TASK PROMPT:
Collect every line of the records below that contains the word "matplotlib".

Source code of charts
◇ ◇ ◇ ◇

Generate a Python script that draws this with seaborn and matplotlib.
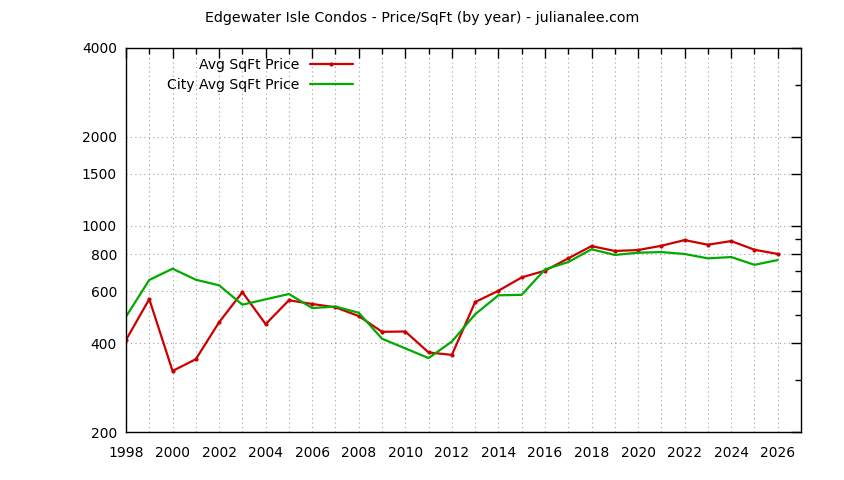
import matplotlib
matplotlib.use("Agg")
import matplotlib.pyplot as plt
import matplotlib.ticker as mticker
import seaborn as sns
import pandas as pd

years = list(range(1998, 2027))
avg_sqft = [410, 564, 322, 353, 471, 595, 464, 559, 543, 529, 494, 437, 438, 372, 365,
            551, 602, 668, 704, 775, 853, 821, 827, 855, 894, 862, 887, 829, 802]
city_avg_sqft = [492, 655, 715, 656, 628, 540, 563, 587, 526, 532, 507, 414, 384, 356, 405,
                 501, 581, 583, 711, 753, 832, 796, 810, 814, 802, 775, 783, 737, 765]

y_major = [200, 400, 600, 800, 1000, 1500, 2000, 4000]
y_minor = [300, 500, 700, 900, 3000]
x_major = list(range(1998, 2027, 2))
x_minor = list(range(1999, 2027, 2))

title = "Edgewater Isle Condos - Price/SqFt (by year) - julianalee.com"
label_avg = "Avg SqFt Price"
label_city = "City Avg SqFt Price"

sns.set_theme(style="white")
plt.rcParams["font.family"] = ["DejaVu Sans"]
plt.rcParams["font.size"] = 10
plt.rcParams["text.color"] = "black"

df = pd.DataFrame({"year": years, "avg": avg_sqft, "city": city_avg_sqft})

fig = plt.figure(figsize=(8.44, 4.8), dpi=100)
ax = fig.add_axes([126 / 844, 1 - 432 / 480, (801 - 126) / 844, (432 - 48) / 480])

red = "#cc0000"
green = "#00aa00"

sns.lineplot(data=df, x="year", y="avg", ax=ax, color=red, linewidth=1.6,
             marker="o", markersize=3, markeredgewidth=0, label=label_avg)
sns.lineplot(data=df, x="year", y="city", ax=ax, color=green, linewidth=1.6,
             label=label_city)

ax.set_yscale("log")
ax.set_ylim(200, 4000)
ax.set_xlim(1998, 2027)

ax.yaxis.set_major_locator(mticker.FixedLocator(y_major))
ax.yaxis.set_minor_locator(mticker.FixedLocator(y_minor))
ax.yaxis.set_major_formatter(mticker.FixedFormatter([str(v) for v in y_major]))
ax.yaxis.set_minor_formatter(mticker.NullFormatter())
ax.xaxis.set_major_locator(mticker.FixedLocator(x_major))
ax.xaxis.set_minor_locator(mticker.FixedLocator(x_minor))
ax.xaxis.set_major_formatter(mticker.FixedFormatter([str(v) for v in x_major]))

ax.set_xlabel("")
ax.set_ylabel("")

ax.tick_params(which="both", direction="in", top=True, right=True, colors="black",
               labelcolor="black", width=1)
ax.tick_params(which="major", length=7, labelsize=10)
ax.tick_params(which="minor", length=4)
ax.tick_params(axis="x", which="major", pad=10)
ax.tick_params(axis="y", which="major", pad=6.5)

ax.grid(True, which="major", axis="y", linestyle=(0, (1, 3)), color="#a0a0a0", linewidth=0.8)
ax.grid(True, which="both", axis="x", linestyle=(0, (1, 3)), color="#a0a0a0", linewidth=0.8)
ax.set_axisbelow(True)

for s in ax.spines.values():
    s.set_visible(True)
    s.set_color("black")
    s.set_linewidth(1)

leg = ax.legend(loc="upper right", bbox_to_anchor=(353 / 844, 1 - 58 / 480),
                bbox_transform=fig.transFigure, frameon=False, markerfirst=False,
                handlelength=3.1, handletextpad=0.75, labelspacing=0.42,
                borderpad=0, borderaxespad=0, fontsize=10.1)
for t in leg.get_texts():
    t.set_color("black")

fig.text(0.5, 1 - 18 / 480, title, ha="center", va="center", fontsize=10.2, color="black")

fig.savefig("out.png", dpi=100, facecolor="white")
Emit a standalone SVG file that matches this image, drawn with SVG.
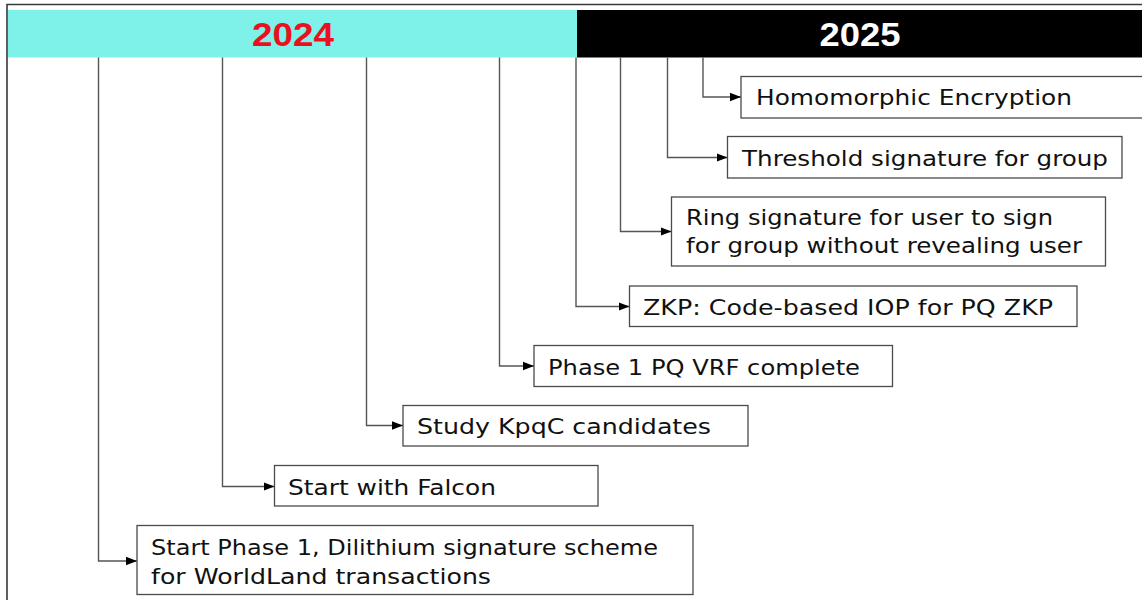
<svg xmlns="http://www.w3.org/2000/svg" width="1142" height="600" viewBox="0 0 1142 600">
  <style>
    .frame { fill: none; stroke: #3a3a3a; stroke-width: 1.6; }
    .year { font-family: "Liberation Sans", Arial, sans-serif; font-weight: bold; font-size: 33px; text-anchor: middle; }
    .box { fill: #ffffff; stroke: #4a4a4a; stroke-width: 1.3; }
    .label { font-family: "DejaVu Sans", "Noto Sans", sans-serif; font-size: 22px; fill: #111111; }
    .conn { fill: none; stroke: #555555; stroke-width: 1.4; }
  </style>
  <defs>
    <marker id="arrow" markerUnits="userSpaceOnUse" markerWidth="12" markerHeight="10" refX="11" refY="5" orient="auto">
      <path d="M0,0.8 L11,5 L0,9.2 Z" fill="#000000"/>
    </marker>
  </defs>

  <rect x="0" y="0" width="1142" height="600" fill="#ffffff"/>

  <!-- outer frame -->
  <path class="frame" d="M7,600 V4.5 H1142"/>

  <!-- year header -->
  <g id="year-2024">
    <rect x="8" y="10" width="569" height="47.5" fill="#7ef2e8"/>
    <text class="year" x="293" y="46" fill="#ea1020" textLength="82" lengthAdjust="spacingAndGlyphs">2024</text>
  </g>
  <g id="year-2025">
    <rect x="577" y="10" width="565" height="47.5" fill="#000000"/>
    <text class="year" x="860" y="46" fill="#ffffff" textLength="81" lengthAdjust="spacingAndGlyphs">2025</text>
  </g>

  <!-- connectors from the header down to each milestone -->
  <g id="connectors">
    <path class="conn" d="M98.5,57.5 V561 H137" marker-end="url(#arrow)"/>
    <path class="conn" d="M222.5,57.5 V486.5 H274.5" marker-end="url(#arrow)"/>
    <path class="conn" d="M366.5,57.5 V425.5 H403" marker-end="url(#arrow)"/>
    <path class="conn" d="M499.5,57.5 V366 H534" marker-end="url(#arrow)"/>
    <path class="conn" d="M576,57.5 V306.5 H629.5" marker-end="url(#arrow)"/>
    <path class="conn" d="M620.5,57.5 V231.5 H671.5" marker-end="url(#arrow)"/>
    <path class="conn" d="M667.5,57.5 V157.5 H727.5" marker-end="url(#arrow)"/>
    <path class="conn" d="M703,57.5 V97 H741" marker-end="url(#arrow)"/>
  </g>

  <!-- milestones -->
  <g id="homomorphic-encryption">
    <rect class="box" x="741" y="76.5" width="410" height="41.5"/>
    <text class="label" x="756" y="105" textLength="316" lengthAdjust="spacingAndGlyphs">Homomorphic Encryption</text>
  </g>
  <g id="threshold-signature">
    <rect class="box" x="727.5" y="136.5" width="394.5" height="41.5"/>
    <text class="label" x="742" y="165.5" textLength="366" lengthAdjust="spacingAndGlyphs">Threshold signature for group</text>
  </g>
  <g id="ring-signature">
    <rect class="box" x="671.5" y="197" width="434" height="69"/>
    <text class="label" x="686" y="224.5" textLength="367" lengthAdjust="spacingAndGlyphs">Ring signature for user to sign</text>
    <text class="label" x="686" y="253" textLength="396" lengthAdjust="spacingAndGlyphs">for group without revealing user</text>
  </g>
  <g id="zkp-iop">
    <rect class="box" x="629.5" y="286" width="447.5" height="40.5"/>
    <text class="label" x="643" y="314.5" textLength="410" lengthAdjust="spacingAndGlyphs">ZKP: Code-based IOP for PQ ZKP</text>
  </g>
  <g id="pq-vrf">
    <rect class="box" x="534" y="345.5" width="358.5" height="41"/>
    <text class="label" x="548" y="374.5" textLength="312" lengthAdjust="spacingAndGlyphs">Phase 1 PQ VRF complete</text>
  </g>
  <g id="kpqc-candidates">
    <rect class="box" x="403" y="405.5" width="345" height="40.5"/>
    <text class="label" x="417" y="434" textLength="294" lengthAdjust="spacingAndGlyphs">Study KpqC candidates</text>
  </g>
  <g id="falcon">
    <rect class="box" x="274.5" y="465.5" width="323.5" height="40.5"/>
    <text class="label" x="288" y="494.5" textLength="208" lengthAdjust="spacingAndGlyphs">Start with Falcon</text>
  </g>
  <g id="dilithium">
    <rect class="box" x="137" y="525.5" width="556" height="69"/>
    <text class="label" x="151" y="555" textLength="507" lengthAdjust="spacingAndGlyphs">Start Phase 1, Dilithium signature scheme</text>
    <text class="label" x="151" y="583.5" textLength="340" lengthAdjust="spacingAndGlyphs">for WorldLand transactions</text>
  </g>
</svg>
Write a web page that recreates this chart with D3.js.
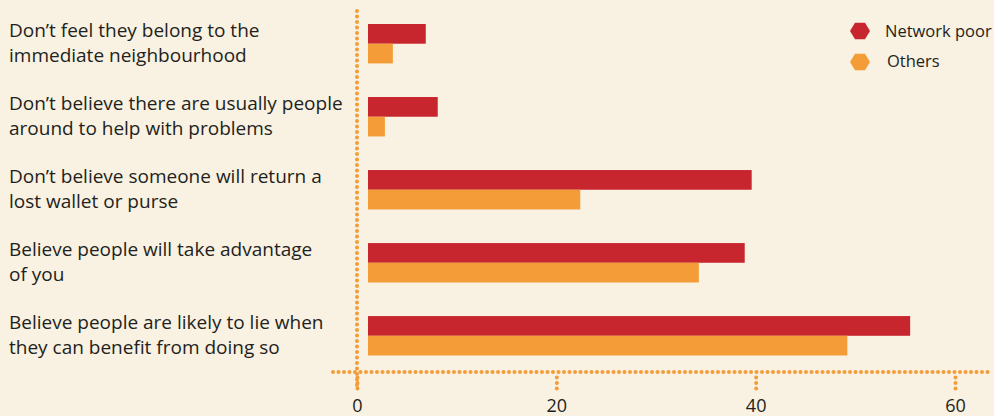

◇ ◇ ◇ ◇

THE RESPONSE:
Generate a Python script that draws this with seaborn and matplotlib.
import matplotlib
matplotlib.use("Agg")
import matplotlib.pyplot as plt
import matplotlib.ticker as mticker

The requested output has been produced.